> Source material:
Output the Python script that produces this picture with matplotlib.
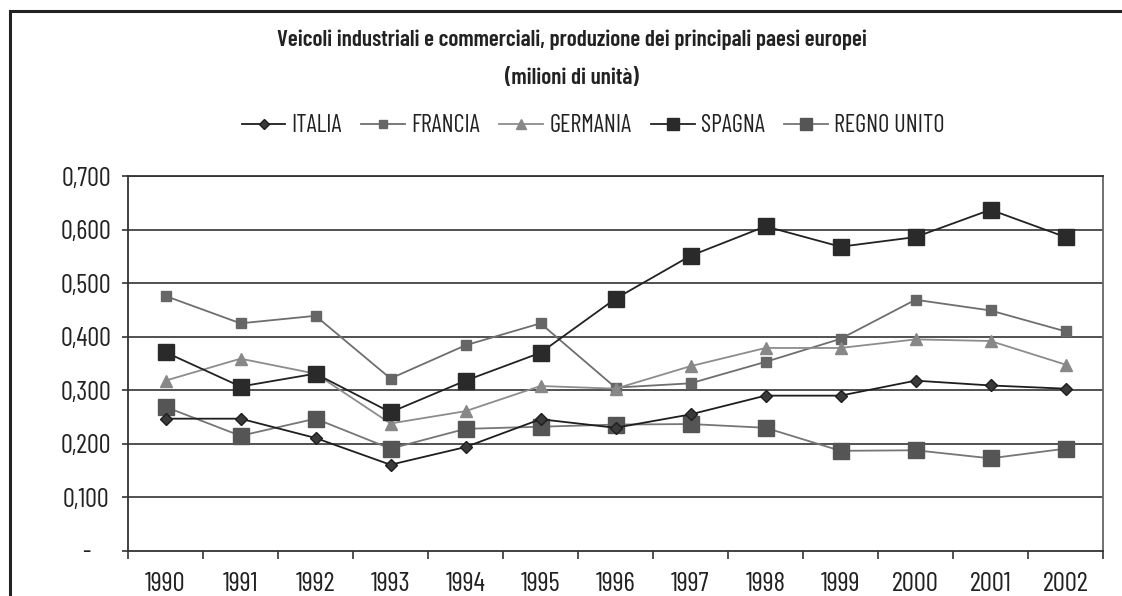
import numpy as np
import matplotlib
matplotlib.use('Agg')
import matplotlib.pyplot as plt
from matplotlib.patches import Rectangle
from matplotlib.ticker import FixedLocator, FuncFormatter

years = ['1990', '1991', '1992', '1993', '1994', '1995', '1996',
         '1997', '1998', '1999', '2000', '2001', '2002']

italia = [0.247, 0.247, 0.211, 0.161, 0.194, 0.246, 0.230,
          0.255, 0.290, 0.290, 0.318, 0.309, 0.303]
francia = [0.476, 0.425, 0.439, 0.322, 0.384, 0.425, 0.305,
           0.313, 0.353, 0.396, 0.469, 0.449, 0.410]
germania = [0.318, 0.359, 0.331, 0.238, 0.261, 0.308, 0.303,
            0.345, 0.379, 0.379, 0.395, 0.392, 0.348]
spagna = [0.371, 0.307, 0.331, 0.259, 0.318, 0.370, 0.471,
          0.551, 0.606, 0.568, 0.586, 0.637, 0.586]
regno_unito = [0.269, 0.215, 0.247, 0.191, 0.228, 0.232, 0.236,
               0.237, 0.230, 0.187, 0.188, 0.173, 0.191]

yticks = [0.0, 0.1, 0.2, 0.3, 0.4, 0.5, 0.6, 0.7]

# condensed face, similar to the narrow Futura of the original
plt.rcParams['font.family'] = ['Barlow Condensed', 'Liberation Sans Narrow', 'DejaVu Sans']
plt.rcParams['text.color'] = '#222222'

fig = plt.figure(figsize=(11.22, 5.96), dpi=100)
ax = fig.add_axes([128 / 1122, 1 - 551 / 596, 975 / 1122, 375 / 596])

x = np.arange(len(years))

# horizontal grid
for v in yticks[1:]:
    ax.axhline(v, color='#333333', lw=1.2, zorder=1)

ax.plot(x, francia, color='#6e6e6e', lw=1.3, marker='s', ms=6.5,
        mfc='#666666', mec='#666666', label='FRANCIA', zorder=3)
ax.plot(x, germania, color='#8c8c8c', lw=1.3, marker='^', ms=8,
        mfc='#888888', mec='#888888', label='GERMANIA', zorder=3)
ax.plot(x, regno_unito, color='#767676', lw=1.3, marker='s', ms=11,
        mfc='#555555', mec='#555555', label='REGNO UNITO', zorder=3)
ax.plot(x, italia, color='#1e1e1e', lw=1.3, marker='D', ms=6.5,
        mfc='#3a3a3a', mec='#1e1e1e', label='ITALIA', zorder=4)
ax.plot(x, spagna, color='#222222', lw=1.3, marker='s', ms=11,
        mfc='#2a2a2a', mec='#2a2a2a', label='SPAGNA', zorder=4)

ax.set_xlim(-0.5, len(years) - 0.5)
ax.set_ylim(0, 0.7)

ax.set_xticks(x)
ax.set_xticklabels(years)
ax.xaxis.set_minor_locator(FixedLocator(np.arange(-0.5, len(years), 1)))
ax.tick_params(axis='x', which='major', length=0, pad=15, labelsize=19.5,
               labelcolor='#222222')
ax.tick_params(axis='x', which='minor', length=5.5, width=1.2,
               color='#333333', direction='out')

ax.set_yticks(yticks)
ax.yaxis.set_major_formatter(FuncFormatter(
    lambda v, p: '-' if v == 0 else f'{v:.3f}'.replace('.', ',')))
ax.tick_params(axis='y', length=4, width=1.2, color='#333333',
               direction='out', pad=26, labelsize=19, labelcolor='#222222')
for lab in ax.get_yticklabels():
    lab.set_horizontalalignment('center')

for side in ['left', 'bottom', 'top']:
    ax.spines[side].set_color('#333333')
    ax.spines[side].set_linewidth(1.3)
ax.spines['right'].set_color('#666666')
ax.spines['right'].set_linewidth(1.3)

fig.text(572 / 1122, 1 - 40 / 596,
         'Veicoli industriali e commerciali, produzione dei principali paesi europei',
         ha='center', va='center', fontsize=16.6, fontweight='semibold')
fig.text(572 / 1122, 1 - 78 / 596, '(milioni di unità)',
         ha='center', va='center', fontsize=16.6, fontweight='semibold')

handles, labels = ax.get_legend_handles_labels()
order = ['ITALIA', 'FRANCIA', 'GERMANIA', 'SPAGNA', 'REGNO UNITO']
hl = dict(zip(labels, handles))
fig.legend([hl[k] for k in order], order, loc='center',
           bbox_to_anchor=(593 / 1122, 1 - 126 / 596), ncol=5,
           frameon=False, fontsize=17.5, handlelength=1.8,
           handletextpad=0.25, columnspacing=0.8, markerscale=0.85)

# outer frame, cut by the picture at right and bottom
fig.patches.append(Rectangle((10 / 1122, -0.2), 1.2, 1.2 - 11 / 596,
                             transform=fig.transFigure, fill=False,
                             lw=2.2, edgecolor='#222222', clip_on=False))

fig.savefig('out.png', dpi=100)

> Problem statement: Begin at the first line of the material and copy each line exactly through the one containing "ax.axhline(v, color='#333333', lw=1.2, zorder=1)". Omit pictures.

> Output of the exercise:
Output the Python script that produces this picture with matplotlib.
import numpy as np
import matplotlib
matplotlib.use('Agg')
import matplotlib.pyplot as plt
from matplotlib.patches import Rectangle
from matplotlib.ticker import FixedLocator, FuncFormatter

years = ['1990', '1991', '1992', '1993', '1994', '1995', '1996',
         '1997', '1998', '1999', '2000', '2001', '2002']

italia = [0.247, 0.247, 0.211, 0.161, 0.194, 0.246, 0.230,
          0.255, 0.290, 0.290, 0.318, 0.309, 0.303]
francia = [0.476, 0.425, 0.439, 0.322, 0.384, 0.425, 0.305,
           0.313, 0.353, 0.396, 0.469, 0.449, 0.410]
germania = [0.318, 0.359, 0.331, 0.238, 0.261, 0.308, 0.303,
            0.345, 0.379, 0.379, 0.395, 0.392, 0.348]
spagna = [0.371, 0.307, 0.331, 0.259, 0.318, 0.370, 0.471,
          0.551, 0.606, 0.568, 0.586, 0.637, 0.586]
regno_unito = [0.269, 0.215, 0.247, 0.191, 0.228, 0.232, 0.236,
               0.237, 0.230, 0.187, 0.188, 0.173, 0.191]

yticks = [0.0, 0.1, 0.2, 0.3, 0.4, 0.5, 0.6, 0.7]

# condensed face, similar to the narrow Futura of the original
plt.rcParams['font.family'] = ['Barlow Condensed', 'Liberation Sans Narrow', 'DejaVu Sans']
plt.rcParams['text.color'] = '#222222'

fig = plt.figure(figsize=(11.22, 5.96), dpi=100)
ax = fig.add_axes([128 / 1122, 1 - 551 / 596, 975 / 1122, 375 / 596])

x = np.arange(len(years))

# horizontal grid
for v in yticks[1:]:
    ax.axhline(v, color='#333333', lw=1.2, zorder=1)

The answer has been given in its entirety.